Outra “política” litorânea é o favorecimento de “ícones da cidade”, que não entanto não são de conhecimento do público visitante. As últimas feiras de livro em Osório (2009 e 2010), por exemplo, contaram com patronos que sequer haviam publicado livros. Se por um lado homenagearam pessoas queridas na cidade, em nada contribuíram para a divulgação do evento fora dela. Em certa ocasião, interrogado que fui por uma personalidade estadual sobre a possibilidade de leitura de um livro escrito pelo patrono osoriense, tive o infeliz privilégio de informar ao meu interlocutor que não poderia indicar leitura alguma, pois nada havia produzido o mencionado “escritor”.

Esse tipo de comportamento em nada beneficia a cidade, mesmo que para muitos o “escritor” merecesse ser homenageado. Ou seja, um evento que poderia de alguma forma atrair turistas foi pensado, produzido e realizado para a comunidade local, um erro gigantesco de estratégia para quem necessita atrair turistas.

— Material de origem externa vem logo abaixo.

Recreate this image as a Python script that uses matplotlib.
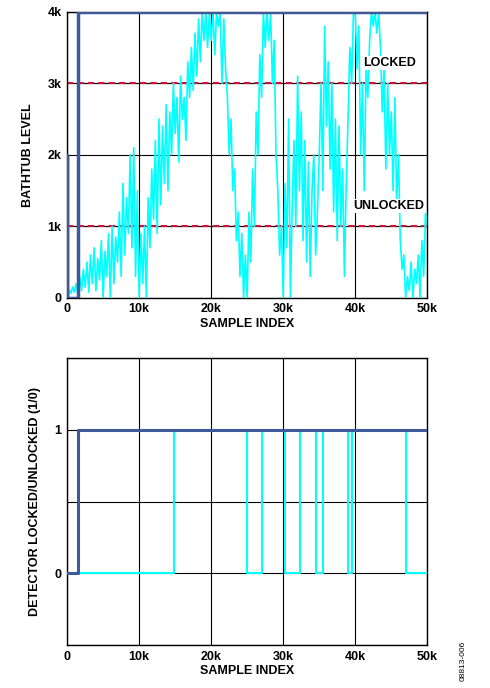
import numpy as np
import matplotlib
matplotlib.use("Agg")
import matplotlib.pyplot as plt

plt.rcParams['font.family'] = ['Liberation Sans', 'DejaVu Sans']
plt.rcParams['font.weight'] = 'bold'

bathtub_level = [
 40,120,60,150,80,200,50,300,100,400,150,500,80,600,200,700,100,550,250,800,
 0,650,300,900,0,1000,200,850,500,1200,300,1600,600,1400,900,2000,700,2100,300,1500,
 0,900,200,1000,0,1400,700,1800,1100,2200,900,2500,1300,2400,1600,2700,1500,2600,2000,3000,
 2300,2800,1900,3100,2500,2800,2200,3300,2800,3500,2900,3700,3100,3900,3300,4000,3600,4000,3500,4000,
 3600,4000,3400,4000,3800,4000,3000,3900,3200,2800,2000,2500,1500,1800,800,1200,300,900,0,600,
 0,1200,500,1800,1000,2600,2000,3400,2800,4000,3500,4000,3600,4000,3000,3600,2000,1500,600,1000,
 0,1600,700,2500,0,1300,2200,1000,3100,1500,2600,800,2200,500,1900,300,1500,2000,600,1200,
 2000,3000,1500,3800,2400,3300,1800,3000,1200,2500,800,2400,1000,1800,300,1600,2500,3500,3000,4000,
 4000,3200,3800,2000,3000,1500,3200,2800,3600,4000,3800,4000,3700,4000,3500,2600,3200,1800,3000,2000,
 2600,1500,2800,1300,2000,800,400,600,0,300,100,500,0,400,200,600,0,800,300,1200,
 1000]
sample_x = np.arange(len(bathtub_level)) * 250

blue_x = [0, 0, 0, 1500, 1500, 50000]
blue_y = [0, 2000, 0, 0, 4000, 4000]

det_blue_x = [0, 1500, 1500, 50000]
det_blue_y = [0, 0, 1, 1]
det_cyan_x = [0, 14800, 14800, 25000, 25000, 27000, 27000, 30200, 30200, 32300, 32300,
              34500, 34500, 35500, 35500, 39000, 39000, 39500, 39500, 47000, 47000, 50000]
det_cyan_y = [0, 0, 1, 1, 0, 0, 1, 1, 0, 0, 1, 1, 0, 0, 1, 1, 0, 0, 1, 1, 0, 0]

xticks = [0, 10000, 20000, 30000, 40000, 50000]
xlabels = ['0', '10k', '20k', '30k', '40k', '50k']

CYAN = '#00ffff'
BLUE = '#3f5a9a'

fig = plt.figure(figsize=(4.9, 6.88), dpi=100)
ax1 = fig.add_axes([0.137, 0.567, 0.735, 0.416])
ax2 = fig.add_axes([0.137, 0.0625, 0.735, 0.417])

ax1.plot(sample_x, bathtub_level, color=CYAN, lw=1.2, zorder=3)
ax1.plot(blue_x, blue_y, color=BLUE, lw=2.5, zorder=4)
for y in (1000, 3000):
    ax1.axhline(y, color='black', lw=0.8, zorder=1)
    ax1.axhline(y, color='#d0103a', lw=1.5, ls=(0, (3, 2)), zorder=2)
ax1.set_xlim(0, 50000)
ax1.set_ylim(0, 4000)
ax1.set_yticks([0, 1000, 2000, 3000, 4000])
ax1.set_yticklabels(['0', '1k', '2k', '3k', '4k'])
ax1.set_ylabel('BATHTUB LEVEL', fontsize=9, fontweight='bold', labelpad=10)
ax1.text(44700, 3200, 'LOCKED', fontsize=9, fontweight='bold', ha='center', va='bottom',
         bbox=dict(facecolor='white', edgecolor='none', pad=1), zorder=5)
ax1.text(44700, 1200, 'UNLOCKED', fontsize=9, fontweight='bold', ha='center', va='bottom',
         bbox=dict(facecolor='white', edgecolor='none', pad=1), zorder=5)
ax1.grid(True, color='black', lw=0.8, zorder=0)

ax2.plot(det_cyan_x, det_cyan_y, color=CYAN, lw=1.5, zorder=3)
ax2.plot(det_blue_x, det_blue_y, color=BLUE, lw=2.2, zorder=4)
ax2.set_xlim(0, 50000)
ax2.set_ylim(-0.5, 1.5)
ax2.set_yticks([-0.5, 0, 0.5, 1, 1.5])
ax2.set_yticklabels(['', '0', '', '1', ''])
ax2.set_ylabel('DETECTOR LOCKED/UNLOCKED (1/0)', fontsize=9, fontweight='bold', labelpad=10)
ax2.grid(True, color='black', lw=0.8, zorder=0)

for ax in (ax1, ax2):
    ax.set_axisbelow(True)
    ax.set_xticks(xticks)
    ax.set_xticklabels(xlabels)
    ax.set_xlabel('SAMPLE INDEX', fontsize=9, fontweight='bold', labelpad=2)
    ax.tick_params(length=0, labelsize=9, pad=4)
    for s in ax.spines.values():
        s.set_color('black')
        s.set_linewidth(1)
    for lab in ax.get_xticklabels() + ax.get_yticklabels():
        lab.set_fontweight('bold')

fig.text(0.945, 0.04, '08813-006', rotation=90, fontsize=6, ha='center', va='center',
         fontweight='normal')

fig.savefig('out.png', dpi=100)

São essas políticas mal planejadas e com visão de alcance limitada os principais fatores que dificultam o desenvolvimento turístico no Litoral Norte. Seria interessante que a comunidade litorânea fosse ativa, responsável e lutasse por um Litoral melhor, desenvolvido e que num futuro próximo, colhedor dos frutos de uma atividade turística consciente, benéfica a todos.